Material —

---

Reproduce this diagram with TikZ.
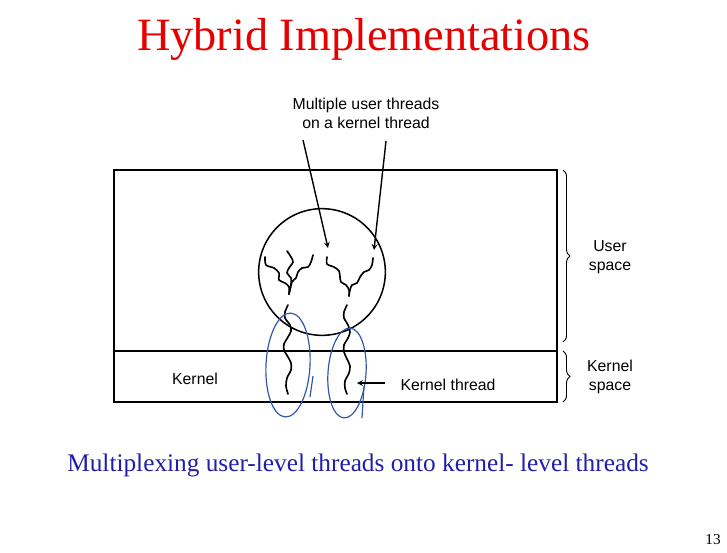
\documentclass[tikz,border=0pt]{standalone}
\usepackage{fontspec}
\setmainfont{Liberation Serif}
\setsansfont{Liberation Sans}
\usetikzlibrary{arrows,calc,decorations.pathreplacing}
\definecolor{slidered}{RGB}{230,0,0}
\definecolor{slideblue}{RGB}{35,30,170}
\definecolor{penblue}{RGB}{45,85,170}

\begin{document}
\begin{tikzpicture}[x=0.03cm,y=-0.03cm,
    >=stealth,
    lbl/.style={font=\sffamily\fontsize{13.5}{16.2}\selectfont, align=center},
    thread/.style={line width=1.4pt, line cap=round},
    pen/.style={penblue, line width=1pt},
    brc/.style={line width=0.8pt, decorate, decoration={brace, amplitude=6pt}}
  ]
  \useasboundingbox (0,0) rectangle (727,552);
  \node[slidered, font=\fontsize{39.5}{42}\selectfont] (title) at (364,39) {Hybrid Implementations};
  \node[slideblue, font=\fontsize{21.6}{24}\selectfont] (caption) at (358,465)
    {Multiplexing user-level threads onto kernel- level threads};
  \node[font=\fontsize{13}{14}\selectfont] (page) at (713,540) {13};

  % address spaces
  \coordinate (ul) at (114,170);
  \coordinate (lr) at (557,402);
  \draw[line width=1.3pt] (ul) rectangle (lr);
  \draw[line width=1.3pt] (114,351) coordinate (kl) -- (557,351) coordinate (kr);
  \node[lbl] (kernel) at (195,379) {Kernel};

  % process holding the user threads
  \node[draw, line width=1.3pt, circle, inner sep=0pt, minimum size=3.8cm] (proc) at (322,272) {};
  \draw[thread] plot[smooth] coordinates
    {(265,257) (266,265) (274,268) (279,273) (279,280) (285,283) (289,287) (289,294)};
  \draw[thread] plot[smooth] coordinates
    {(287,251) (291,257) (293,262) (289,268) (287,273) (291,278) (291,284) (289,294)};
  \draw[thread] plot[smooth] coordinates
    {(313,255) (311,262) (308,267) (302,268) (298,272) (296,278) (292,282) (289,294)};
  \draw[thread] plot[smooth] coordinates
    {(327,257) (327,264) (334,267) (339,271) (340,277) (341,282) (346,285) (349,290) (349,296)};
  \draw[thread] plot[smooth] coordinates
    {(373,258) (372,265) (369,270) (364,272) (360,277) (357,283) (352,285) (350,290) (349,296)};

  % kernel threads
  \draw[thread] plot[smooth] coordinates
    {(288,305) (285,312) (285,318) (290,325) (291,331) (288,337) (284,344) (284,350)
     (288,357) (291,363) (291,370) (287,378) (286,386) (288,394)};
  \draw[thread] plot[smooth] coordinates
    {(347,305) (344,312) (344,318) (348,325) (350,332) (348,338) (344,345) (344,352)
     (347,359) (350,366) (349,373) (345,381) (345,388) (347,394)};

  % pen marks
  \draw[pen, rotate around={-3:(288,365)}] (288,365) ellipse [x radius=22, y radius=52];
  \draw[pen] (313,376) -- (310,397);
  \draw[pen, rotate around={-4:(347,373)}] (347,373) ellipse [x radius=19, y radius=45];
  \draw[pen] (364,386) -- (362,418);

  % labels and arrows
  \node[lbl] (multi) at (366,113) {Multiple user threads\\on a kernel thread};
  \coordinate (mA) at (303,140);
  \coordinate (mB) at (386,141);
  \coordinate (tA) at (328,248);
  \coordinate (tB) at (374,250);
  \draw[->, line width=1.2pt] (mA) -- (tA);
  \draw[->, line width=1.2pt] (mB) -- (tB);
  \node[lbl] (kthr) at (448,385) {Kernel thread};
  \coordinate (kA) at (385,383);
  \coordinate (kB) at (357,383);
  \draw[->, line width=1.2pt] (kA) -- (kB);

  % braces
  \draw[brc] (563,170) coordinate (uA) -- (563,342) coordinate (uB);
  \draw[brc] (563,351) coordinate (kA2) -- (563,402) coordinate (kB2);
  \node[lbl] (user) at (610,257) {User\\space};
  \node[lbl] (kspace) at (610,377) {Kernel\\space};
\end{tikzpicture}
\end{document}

---

Give every line back word for word and leave the pictures out.

Full response —
Reproduce this diagram with TikZ.
\documentclass[tikz,border=0pt]{standalone}
\usepackage{fontspec}
\setmainfont{Liberation Serif}
\setsansfont{Liberation Sans}
\usetikzlibrary{arrows,calc,decorations.pathreplacing}
\definecolor{slidered}{RGB}{230,0,0}
\definecolor{slideblue}{RGB}{35,30,170}
\definecolor{penblue}{RGB}{45,85,170}

\begin{document}
\begin{tikzpicture}[x=0.03cm,y=-0.03cm,
    >=stealth,
    lbl/.style={font=\sffamily\fontsize{13.5}{16.2}\selectfont, align=center},
    thread/.style={line width=1.4pt, line cap=round},
    pen/.style={penblue, line width=1pt},
    brc/.style={line width=0.8pt, decorate, decoration={brace, amplitude=6pt}}
  ]
  \useasboundingbox (0,0) rectangle (727,552);
  \node[slidered, font=\fontsize{39.5}{42}\selectfont] (title) at (364,39) {Hybrid Implementations};
  \node[slideblue, font=\fontsize{21.6}{24}\selectfont] (caption) at (358,465)
    {Multiplexing user-level threads onto kernel- level threads};
  \node[font=\fontsize{13}{14}\selectfont] (page) at (713,540) {13};

  % address spaces
  \coordinate (ul) at (114,170);
  \coordinate (lr) at (557,402);
  \draw[line width=1.3pt] (ul) rectangle (lr);
  \draw[line width=1.3pt] (114,351) coordinate (kl) -- (557,351) coordinate (kr);
  \node[lbl] (kernel) at (195,379) {Kernel};

  % process holding the user threads
  \node[draw, line width=1.3pt, circle, inner sep=0pt, minimum size=3.8cm] (proc) at (322,272) {};
  \draw[thread] plot[smooth] coordinates
    {(265,257) (266,265) (274,268) (279,273) (279,280) (285,283) (289,287) (289,294)};
  \draw[thread] plot[smooth] coordinates
    {(287,251) (291,257) (293,262) (289,268) (287,273) (291,278) (291,284) (289,294)};
  \draw[thread] plot[smooth] coordinates
    {(313,255) (311,262) (308,267) (302,268) (298,272) (296,278) (292,282) (289,294)};
  \draw[thread] plot[smooth] coordinates
    {(327,257) (327,264) (334,267) (339,271) (340,277) (341,282) (346,285) (349,290) (349,296)};
  \draw[thread] plot[smooth] coordinates
    {(373,258) (372,265) (369,270) (364,272) (360,277) (357,283) (352,285) (350,290) (349,296)};

  % kernel threads
  \draw[thread] plot[smooth] coordinates
    {(288,305) (285,312) (285,318) (290,325) (291,331) (288,337) (284,344) (284,350)
     (288,357) (291,363) (291,370) (287,378) (286,386) (288,394)};
  \draw[thread] plot[smooth] coordinates
    {(347,305) (344,312) (344,318) (348,325) (350,332) (348,338) (344,345) (344,352)
     (347,359) (350,366) (349,373) (345,381) (345,388) (347,394)};

  % pen marks
  \draw[pen, rotate around={-3:(288,365)}] (288,365) ellipse [x radius=22, y radius=52];
  \draw[pen] (313,376) -- (310,397);
  \draw[pen, rotate around={-4:(347,373)}] (347,373) ellipse [x radius=19, y radius=45];
  \draw[pen] (364,386) -- (362,418);

  % labels and arrows
  \node[lbl] (multi) at (366,113) {Multiple user threads\\on a kernel thread};
  \coordinate (mA) at (303,140);
  \coordinate (mB) at (386,141);
  \coordinate (tA) at (328,248);
  \coordinate (tB) at (374,250);
  \draw[->, line width=1.2pt] (mA) -- (tA);
  \draw[->, line width=1.2pt] (mB) -- (tB);
  \node[lbl] (kthr) at (448,385) {Kernel thread};
  \coordinate (kA) at (385,383);
  \coordinate (kB) at (357,383);
  \draw[->, line width=1.2pt] (kA) -- (kB);

  % braces
  \draw[brc] (563,170) coordinate (uA) -- (563,342) coordinate (uB);
  \draw[brc] (563,351) coordinate (kA2) -- (563,402) coordinate (kB2);
  \node[lbl] (user) at (610,257) {User\\space};
  \node[lbl] (kspace) at (610,377) {Kernel\\space};
\end{tikzpicture}
\end{document}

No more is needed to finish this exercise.